Detection Strategies

• Implement tamper-evident seals on device enclosures and establish regular physical inspection schedules
• Deploy hardware-based intrusion detection mechanisms such as tamper switches or chassis intrusion sensors
• Maintain detailed physical access logs for all industrial computer installations
• Conduct periodic integrity verification of device configurations and firmware versions

Monitoring Recommendations

• Establish baseline documentation of device physical state including photographs of enclosure seals
• Implement video surveillance in areas where affected industrial computers are deployed
• Configure alerting for any unexpected device reboots that could indicate tampering attempts
• Maintain asset inventory tracking with physical security status indicators

How to Mitigate CVE-2026-0714

Immediate Actions Required

• Review and enhance physical security controls for all affected Moxa industrial computer installations
• Implement tamper-evident seals on device enclosures and establish inspection procedures
• Restrict physical access to authorized personnel only with documented access control policies
• Evaluate the sensitivity of data stored on affected devices and consider additional encryption layers

Patch Information

Moxa has released a security advisory addressing this vulnerability.
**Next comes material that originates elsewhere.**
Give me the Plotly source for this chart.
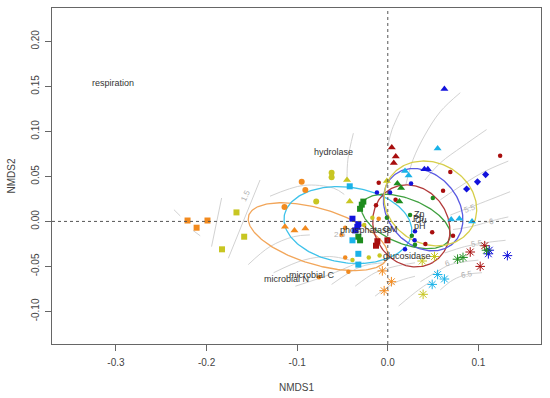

Organizations should consult the Moxa Security Advisory MPSA-255121 for specific remediation guidance and any available firmware updates that may address this issue. Contact Moxa technical support to determine if updated hardware configurations with integrated TPM or encrypted SPI communications are available.

Workarounds

• Deploy affected devices in physically secured environments with restricted access controls
• Implement defense-in-depth by adding application-layer encryption for sensitive data stored on the device
• Consider network segmentation to limit exposure if disk contents were to be compromised
• Evaluate the use of additional hardware security modules or encrypted storage solutions independent of TPM-backed LUKS

Physical security measures should be proportional to the sensitivity of the data and operational criticality of the industrial systems. Regular security assessments and physical penetration testing can help validate the effectiveness of implemented controls.